International Companion Encyclopedia of Children’s Literature

(Marvins-Underground-K-12) #1

Carrie’s War was based on Nina Bawden’s own experience as an evacuee and paints a
picture of an uncomfortable and unforgettable experience. Other novels with a similar
theme, for example, Hester Burton’s In Spite of All Terror (1968), Gordon Cooper’s A
Certain Courage (1975), Alan Spooner’s Rainbow Cake (1981) and Alison Prince’s How’s
Business (1987), show different experiences of evacuation. When Hitler Stole Pink Rabbit
(1971), draws on Judith Kerr’s own experience as a refugee in France and England.
Elliot Arnold in A Kind of Secret Weapon (1970), with its passionate plea for resistance
against tyranny, and Bright Candles (1974) by Nathaniel Benchley, tell of the courage of
resistance workers in occupied Denmark. For a younger age group What About Me?
(1974) by Gertie Evenhuis shows Dirk’s endeavours to be part of his father’s work, not
glossing over the stark nature of the situation and its dangers.
Many other periods were written about.
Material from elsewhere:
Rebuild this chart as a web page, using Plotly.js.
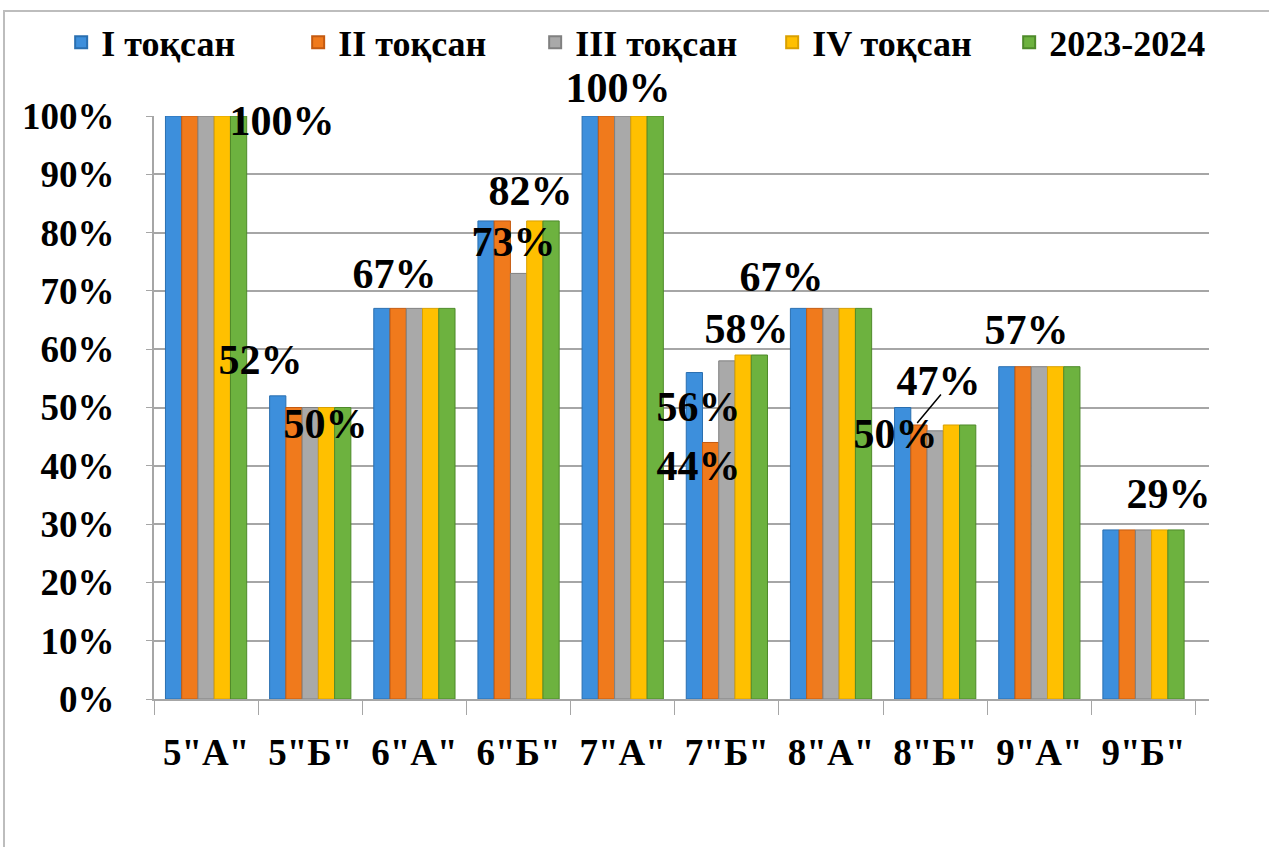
<!DOCTYPE html>
<html>
<head>
<meta charset="utf-8">
<script src="https://cdn.plot.ly/plotly-3.0.1.min.js"></script>
<style>
html,body{margin:0;padding:0;background:#fff;overflow:hidden;}
#frame{position:absolute;left:3px;top:10px;width:1300px;height:900px;border:2px solid #bdbdbd;box-sizing:border-box;pointer-events:none;}
#chart{position:absolute;left:0;top:0;width:1269px;height:847px;}
#chart text{font-family:'Liberation Serif','Times New Roman',serif !important;font-weight:bold !important;}
</style>
</head>
<body>
<div id="chart"></div>
<div id="frame"></div>
<script>
// ---- data ----
const categories = ['5"А"', '5"Б"', '6"А"', '6"Б"', '7"А"', '7"Б"', '8"А"', '8"Б"', '9"А"', '9"Б"'];
const seriesNames = ['I тоқсан', 'II тоқсан', 'III тоқсан', 'IV тоқсан', '2023-2024'];
const q1   = [100, 52, 67, 82, 100, 56, 67, 50, 57, 29];
const q2   = [100, 50, 67, 82, 100, 44, 67, 47, 57, 29];
const q3   = [100, 50, 67, 73, 100, 58, 67, 46, 57, 29];
const q4   = [100, 50, 67, 82, 100, 59, 67, 47, 57, 29];
const year = [100, 50, 67, 82, 100, 59, 67, 47, 57, 29];
const yTickVals = [0, 10, 20, 30, 40, 50, 60, 70, 80, 90, 100];
const yTickText = ['0%', '10%', '20%', '30%', '40%', '50%', '60%', '70%', '80%', '90%', '100%'];
// data labels shown: [series index, category index]
const labelSeries = [4, 0, 4, 4, 4, 2, 4, 2, 0, 1, 4, 4, 0, 4, 4];
const labelCats   = [0, 1, 1, 2, 3, 3, 4, 5, 5, 5, 6, 7, 7, 8, 9];

// ---- styling ----
const colors = ['#3d8fdc', '#f07a1c', '#a9a9a9', '#ffc000', '#6db23f'];
const lineColors = ['#2a6fb0', '#c45a10', '#808080', '#d9a000', '#4e8a2a'];
const labelShift = [[76,-5],[-50,36],[15,-16],[-20,34],[12,30],[-5,31],[-5,28],[20,32],[-28,-34],[-28,-24],[-50,31],[3,44],[-40,-26],[-13,37],[25,36]];

const allSeries = [q1, q2, q3, q4, year];
const serif = 'Liberation Serif';

const traces = allSeries.map((vals, i) => ({
  type: 'bar',
  name: seriesNames[i],
  x: categories,
  y: vals,
  marker: {color: colors[i], line: {color: lineColors[i], width: 1}},
  hoverinfo: 'x+y+name'
}));

const annotations = labelSeries.map((s, j) => ({
  x: categories[labelCats[j]],
  y: allSeries[s][labelCats[j]],
  xref: 'x', yref: 'y',
  text: allSeries[s][labelCats[j]] + '%',
  showarrow: false,
  xanchor: 'center', yanchor: 'middle',
  xshift: labelShift[j][0], yshift: labelShift[j][1],
  font: {family: serif, size: 42, color: '#000'}
}));
// leader line for 8"Б" 47% label
annotations.push({
  x: categories[7], y: q2[7], xref: 'x', yref: 'y',
  ax: 25, ay: -30, axref: 'pixel', ayref: 'pixel',
  text: '', showarrow: true, arrowhead: 0, arrowwidth: 1.5, arrowcolor: '#000',
  xshift: -18, yshift: 2
});

const layout = {
  width: 1269, height: 847,
  paper_bgcolor: '#ffffff', plot_bgcolor: '#ffffff',
  margin: {l: 154, r: 60, t: 113, b: 148},
  barmode: 'group', bargap: 0.22, bargroupgap: 0,
  showlegend: true,
  font: {family: serif, color: '#000'},
  legend: {
    orientation: 'h', xref: 'paper', yref: 'paper',
    x: -0.088, y: 1.178, xanchor: 'left', yanchor: 'top',
    entrywidth: 192, entrywidthmode: 'pixels',
    font: {family: serif, size: 36, color: '#000'},
    itemsizing: 'constant', traceorder: 'normal', itemwidth: 30
  },
  xaxis: {
    type: 'category', categoryorder: 'array', categoryarray: categories,
    showline: true, linecolor: '#a6a6a6', linewidth: 2,
    ticks: 'outside', tickson: 'boundaries', ticklen: 14, tickcolor: '#a6a6a6', tickwidth: 1,
    ticklabelstandoff: 20,
    tickfont: {family: serif, size: 37, color: '#000'},
    showgrid: false, fixedrange: true
  },
  yaxis: {
    range: [0, 100], tickvals: yTickVals, ticktext: yTickText,
    showgrid: true, gridcolor: '#a6a6a6', gridwidth: 2,
    showline: true, linecolor: '#a6a6a6', linewidth: 2,
    ticks: 'outside', ticklen: 6, tickcolor: '#a6a6a6',
    ticklabelstandoff: 24,
    tickfont: {family: serif, size: 37, color: '#000'},
    zeroline: false, fixedrange: true
  },
  annotations: annotations
};

Plotly.newPlot('chart', traces, layout, {displayModeBar: false, staticPlot: true});
</script>
</body>
</html>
Shakespeare’s theatre, for example, featured
in two deep and literary stories by Antonia Forest, The Player’s Boy (1970), and The
Player and the Rebels (1971), in which the theatre and Shakespeare’s plays really come
alive and send the reader back to the original. Barbara Smucker, a Canadian, wrote
movingly of the underground railway for slaves using real figures, in Underground to
Canada (1977). Gillian Cross dealt with the effect of the building of the railway on a small
Sussex village where the hostility between the villagers and the navvies flares into
violence, in The Iron Way (1979). Peter Carter’s stark tale of the Peterloo Massacre, The
Black Lamp (1973), lacks the warmth to make it a rounded picture but again shows the
resistance to change. The Slave Dancer (Newbery Medal 1974), by Paula Fox, tells in a
series of economically worded episodes, of one boy’s experiences on a slave ship.
Marjorie Darke took the topic of the Suffragettes in A Question of Courage (1975), in a
powerful and emotional story of a working-class girl caught up in the movement.
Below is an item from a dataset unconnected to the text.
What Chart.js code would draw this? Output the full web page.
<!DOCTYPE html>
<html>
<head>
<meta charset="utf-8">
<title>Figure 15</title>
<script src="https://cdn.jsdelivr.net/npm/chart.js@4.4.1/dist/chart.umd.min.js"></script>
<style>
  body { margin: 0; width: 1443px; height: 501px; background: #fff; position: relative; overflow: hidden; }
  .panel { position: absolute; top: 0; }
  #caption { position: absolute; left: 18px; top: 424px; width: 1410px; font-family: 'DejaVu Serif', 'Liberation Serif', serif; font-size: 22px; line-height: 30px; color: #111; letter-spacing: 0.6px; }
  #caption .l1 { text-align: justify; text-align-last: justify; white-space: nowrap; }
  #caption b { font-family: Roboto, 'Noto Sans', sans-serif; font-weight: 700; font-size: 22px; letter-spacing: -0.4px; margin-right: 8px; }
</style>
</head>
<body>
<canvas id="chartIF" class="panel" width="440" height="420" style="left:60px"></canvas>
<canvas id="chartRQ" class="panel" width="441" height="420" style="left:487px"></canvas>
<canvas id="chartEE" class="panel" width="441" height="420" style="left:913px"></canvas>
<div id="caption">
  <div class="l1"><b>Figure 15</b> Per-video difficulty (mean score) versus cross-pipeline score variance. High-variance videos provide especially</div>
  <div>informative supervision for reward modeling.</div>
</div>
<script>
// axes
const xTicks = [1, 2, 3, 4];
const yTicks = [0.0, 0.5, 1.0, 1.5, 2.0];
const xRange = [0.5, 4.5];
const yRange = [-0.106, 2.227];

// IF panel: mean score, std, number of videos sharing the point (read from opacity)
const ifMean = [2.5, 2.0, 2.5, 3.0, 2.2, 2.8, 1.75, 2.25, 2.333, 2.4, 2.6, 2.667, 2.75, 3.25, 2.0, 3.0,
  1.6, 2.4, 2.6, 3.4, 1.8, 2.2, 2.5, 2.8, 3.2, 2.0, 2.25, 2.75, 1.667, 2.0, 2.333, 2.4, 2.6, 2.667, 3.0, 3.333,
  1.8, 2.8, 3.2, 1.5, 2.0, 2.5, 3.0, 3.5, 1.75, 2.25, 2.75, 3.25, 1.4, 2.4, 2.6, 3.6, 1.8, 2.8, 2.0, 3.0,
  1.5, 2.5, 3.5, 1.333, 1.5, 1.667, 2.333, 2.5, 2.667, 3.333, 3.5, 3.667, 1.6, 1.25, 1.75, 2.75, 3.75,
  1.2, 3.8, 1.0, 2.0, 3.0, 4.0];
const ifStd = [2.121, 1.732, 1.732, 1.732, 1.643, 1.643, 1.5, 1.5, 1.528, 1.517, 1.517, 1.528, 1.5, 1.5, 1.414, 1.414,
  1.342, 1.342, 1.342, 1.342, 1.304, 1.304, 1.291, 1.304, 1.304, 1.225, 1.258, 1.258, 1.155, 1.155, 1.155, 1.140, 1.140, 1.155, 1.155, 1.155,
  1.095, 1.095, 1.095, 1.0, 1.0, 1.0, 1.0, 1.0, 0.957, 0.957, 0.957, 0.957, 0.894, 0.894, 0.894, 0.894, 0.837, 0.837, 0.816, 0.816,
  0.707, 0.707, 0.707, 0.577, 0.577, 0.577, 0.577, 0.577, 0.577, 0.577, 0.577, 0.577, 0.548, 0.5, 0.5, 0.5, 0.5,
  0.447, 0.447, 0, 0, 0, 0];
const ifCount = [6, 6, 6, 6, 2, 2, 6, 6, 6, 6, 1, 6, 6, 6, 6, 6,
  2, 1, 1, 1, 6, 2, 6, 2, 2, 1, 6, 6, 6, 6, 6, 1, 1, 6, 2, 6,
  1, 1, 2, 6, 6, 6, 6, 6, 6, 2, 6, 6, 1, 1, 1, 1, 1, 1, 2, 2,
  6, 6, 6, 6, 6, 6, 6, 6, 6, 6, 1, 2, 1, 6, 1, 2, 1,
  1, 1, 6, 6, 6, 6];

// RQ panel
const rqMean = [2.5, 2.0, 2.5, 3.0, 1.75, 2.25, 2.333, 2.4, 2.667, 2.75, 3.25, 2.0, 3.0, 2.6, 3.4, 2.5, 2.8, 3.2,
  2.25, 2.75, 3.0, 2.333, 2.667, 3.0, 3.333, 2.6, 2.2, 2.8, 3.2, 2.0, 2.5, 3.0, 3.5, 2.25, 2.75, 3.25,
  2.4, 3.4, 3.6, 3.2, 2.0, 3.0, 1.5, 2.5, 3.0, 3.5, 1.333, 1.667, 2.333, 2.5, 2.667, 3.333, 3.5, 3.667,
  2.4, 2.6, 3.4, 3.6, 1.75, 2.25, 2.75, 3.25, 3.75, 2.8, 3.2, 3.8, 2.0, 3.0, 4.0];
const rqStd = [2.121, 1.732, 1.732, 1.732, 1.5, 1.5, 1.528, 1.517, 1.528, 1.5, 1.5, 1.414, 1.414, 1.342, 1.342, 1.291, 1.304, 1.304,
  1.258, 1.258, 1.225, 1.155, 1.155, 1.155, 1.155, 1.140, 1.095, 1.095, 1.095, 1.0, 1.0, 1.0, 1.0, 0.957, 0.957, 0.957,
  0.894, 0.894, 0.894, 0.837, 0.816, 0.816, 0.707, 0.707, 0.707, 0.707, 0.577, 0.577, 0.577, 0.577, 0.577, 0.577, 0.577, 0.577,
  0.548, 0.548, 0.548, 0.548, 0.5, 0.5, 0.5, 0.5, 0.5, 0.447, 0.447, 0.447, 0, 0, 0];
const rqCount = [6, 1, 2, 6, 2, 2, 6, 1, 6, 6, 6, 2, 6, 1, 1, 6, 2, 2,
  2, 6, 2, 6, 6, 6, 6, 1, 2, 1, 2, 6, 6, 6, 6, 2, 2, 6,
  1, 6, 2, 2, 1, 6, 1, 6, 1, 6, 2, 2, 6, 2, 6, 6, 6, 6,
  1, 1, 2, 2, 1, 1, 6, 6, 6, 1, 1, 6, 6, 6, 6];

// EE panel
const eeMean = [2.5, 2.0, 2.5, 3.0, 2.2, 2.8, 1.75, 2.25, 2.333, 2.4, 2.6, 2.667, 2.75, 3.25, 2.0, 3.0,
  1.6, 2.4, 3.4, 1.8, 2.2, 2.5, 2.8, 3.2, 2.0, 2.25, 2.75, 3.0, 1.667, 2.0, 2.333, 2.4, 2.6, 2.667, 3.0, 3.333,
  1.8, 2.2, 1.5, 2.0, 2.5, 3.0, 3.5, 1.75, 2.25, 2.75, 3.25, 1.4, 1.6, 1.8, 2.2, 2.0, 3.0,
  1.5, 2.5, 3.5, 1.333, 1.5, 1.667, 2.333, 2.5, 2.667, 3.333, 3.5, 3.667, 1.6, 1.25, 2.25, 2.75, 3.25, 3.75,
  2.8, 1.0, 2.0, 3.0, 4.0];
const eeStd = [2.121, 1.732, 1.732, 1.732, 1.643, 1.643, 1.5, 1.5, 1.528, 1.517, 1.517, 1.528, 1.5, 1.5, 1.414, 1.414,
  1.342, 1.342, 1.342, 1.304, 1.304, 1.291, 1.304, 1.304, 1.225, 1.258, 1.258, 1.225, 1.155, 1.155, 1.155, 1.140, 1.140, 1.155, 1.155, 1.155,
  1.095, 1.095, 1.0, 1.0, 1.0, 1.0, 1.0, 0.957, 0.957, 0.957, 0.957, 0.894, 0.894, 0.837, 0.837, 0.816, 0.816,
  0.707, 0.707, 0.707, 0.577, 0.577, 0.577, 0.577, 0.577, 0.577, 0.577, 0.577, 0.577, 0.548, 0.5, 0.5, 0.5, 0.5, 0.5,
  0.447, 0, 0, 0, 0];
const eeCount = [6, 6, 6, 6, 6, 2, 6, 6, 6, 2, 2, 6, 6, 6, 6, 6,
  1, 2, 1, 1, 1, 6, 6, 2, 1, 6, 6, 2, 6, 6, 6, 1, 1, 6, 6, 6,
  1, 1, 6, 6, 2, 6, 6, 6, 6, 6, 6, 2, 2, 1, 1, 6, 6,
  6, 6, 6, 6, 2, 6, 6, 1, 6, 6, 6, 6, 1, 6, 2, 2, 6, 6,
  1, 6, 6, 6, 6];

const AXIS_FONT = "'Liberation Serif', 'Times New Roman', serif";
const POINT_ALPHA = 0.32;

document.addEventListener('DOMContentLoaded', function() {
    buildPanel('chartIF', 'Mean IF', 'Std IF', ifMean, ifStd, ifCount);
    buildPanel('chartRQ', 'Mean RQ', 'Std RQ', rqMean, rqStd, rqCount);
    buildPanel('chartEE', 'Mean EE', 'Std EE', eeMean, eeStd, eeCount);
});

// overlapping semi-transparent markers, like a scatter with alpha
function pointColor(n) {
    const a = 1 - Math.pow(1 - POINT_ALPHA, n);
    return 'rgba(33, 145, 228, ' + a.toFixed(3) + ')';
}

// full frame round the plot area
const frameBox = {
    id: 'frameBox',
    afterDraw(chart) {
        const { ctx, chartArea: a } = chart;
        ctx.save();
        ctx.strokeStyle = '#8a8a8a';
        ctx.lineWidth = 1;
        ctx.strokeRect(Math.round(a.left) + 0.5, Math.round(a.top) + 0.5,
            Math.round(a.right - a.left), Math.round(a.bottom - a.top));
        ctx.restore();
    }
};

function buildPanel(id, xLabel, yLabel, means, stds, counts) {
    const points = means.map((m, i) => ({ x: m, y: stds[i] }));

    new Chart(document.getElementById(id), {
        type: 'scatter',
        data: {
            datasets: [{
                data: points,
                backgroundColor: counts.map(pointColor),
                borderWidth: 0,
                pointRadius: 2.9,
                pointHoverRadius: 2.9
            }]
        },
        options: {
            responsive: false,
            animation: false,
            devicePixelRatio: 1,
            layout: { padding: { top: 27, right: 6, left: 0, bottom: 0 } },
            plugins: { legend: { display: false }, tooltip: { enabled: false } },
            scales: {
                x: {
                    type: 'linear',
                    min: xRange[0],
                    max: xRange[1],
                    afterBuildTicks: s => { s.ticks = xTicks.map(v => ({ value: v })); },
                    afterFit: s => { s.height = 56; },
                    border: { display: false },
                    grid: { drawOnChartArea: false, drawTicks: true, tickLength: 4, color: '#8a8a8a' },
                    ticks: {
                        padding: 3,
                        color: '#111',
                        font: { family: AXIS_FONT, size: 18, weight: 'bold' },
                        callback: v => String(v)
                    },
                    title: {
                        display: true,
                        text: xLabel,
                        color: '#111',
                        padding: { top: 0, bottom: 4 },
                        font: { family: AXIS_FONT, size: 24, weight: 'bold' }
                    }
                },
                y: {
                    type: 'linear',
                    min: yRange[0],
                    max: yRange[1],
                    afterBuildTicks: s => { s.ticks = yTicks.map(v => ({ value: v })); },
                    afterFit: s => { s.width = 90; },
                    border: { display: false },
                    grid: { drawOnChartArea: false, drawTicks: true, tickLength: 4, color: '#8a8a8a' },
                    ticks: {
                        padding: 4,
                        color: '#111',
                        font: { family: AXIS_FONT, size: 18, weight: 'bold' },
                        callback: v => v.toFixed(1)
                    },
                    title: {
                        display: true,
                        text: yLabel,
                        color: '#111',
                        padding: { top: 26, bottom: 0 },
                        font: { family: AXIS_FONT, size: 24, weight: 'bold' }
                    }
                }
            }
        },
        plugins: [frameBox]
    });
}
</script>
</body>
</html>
Mildred D. Taylor wrote of her family’s life in Mississippi of the 1930s in her trilogy,
Roll of Thunder, Hear My Cry (1976), Let the Circle be Unbroken (1981), and The Road to
Memphis (1990). The dignity of the Logan family in the face of the bigotry of the whites is
magnificently drawn. Another American, Joan W.Blos gives an account of a year in the
life of a 14-year-old girl on a New Hampshire farm in 1830 in A Gathering of Days
(Newbery Medal 1980), a marvellous evocation of the period.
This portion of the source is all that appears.